For a CMOS (Complementary Metal-Oxide-Semiconductor) image sensor or CCD (Charge Coupled Device) image sensor, and other image input sensors, since their characteristics have improved, the demand for them in of digital camera applications and camera-equipped cell phone applications has been increasing. For said image sensors, there is a demand for further improvement of characteristics, such as expansion of the dynamic range.
For example, Japanese Kokai Patent Application No. 2003-134396, Japanese Kokai Patent Application No. 2000-165754, Japanese Kokai Patent Application No. 2002-77737, and Japanese Kokai Patent Application No. Hei 5[1993]-90556 disclose solid-state image pickup devices that realize a wider dynamic range. However, for these solid-state image pickup devices, it is difficult to realize a wider dynamic range while maintaining high sensitivity and a high S/N ratio. In order to solve this problem, Japanese Kokai Patent Application No. 2005-328493 discloses a type of solid-state image pickup device.

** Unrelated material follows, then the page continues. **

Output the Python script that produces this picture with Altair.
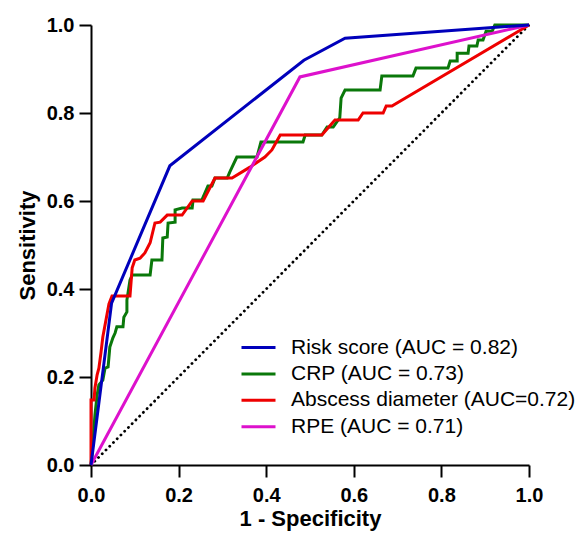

For the solid-state image pickup device described in Japanese Kokai Patent Application No. 2005-328493, the structure is such that the photoelectric charge overflowing from the photodiode of each pixel is accumulated in the floating diffusion and an electrostatic capacitive element. The signal of each pixel is obtained by the photoelectrons in the diode when the photoelectrons do not overflow, or by both photoelectrons in the photodiode and photoelectrons overflowing from the photodiode when said photoelectrons overflow from the photodiode.
However, for the solid-state image pickup device described in Japanese Kokai Patent Application No. 2005-328493, when it is manufactured in a CMOS process, the dark current component than the photoelectrons overflowing from the photodiode becomes larger, e.g., by 3-4 orders of magnitude, than the desired level. This is undesired for use in accumulating photoelectric charge over a long time, and there is a demand for suppression of this phenomenon.
Sites for generation of the dark current component include the interface just below the gate of the transistor, the side surface of the element-separating insulating film, the portion in contact with the depletion layer on the silicon surface, etc.
A problem to be addressed is the difficulty in suppressing the dark current component than the photoelectrons overflowing from the photodiode in a solid-state image pickup device with a wide dynamic range.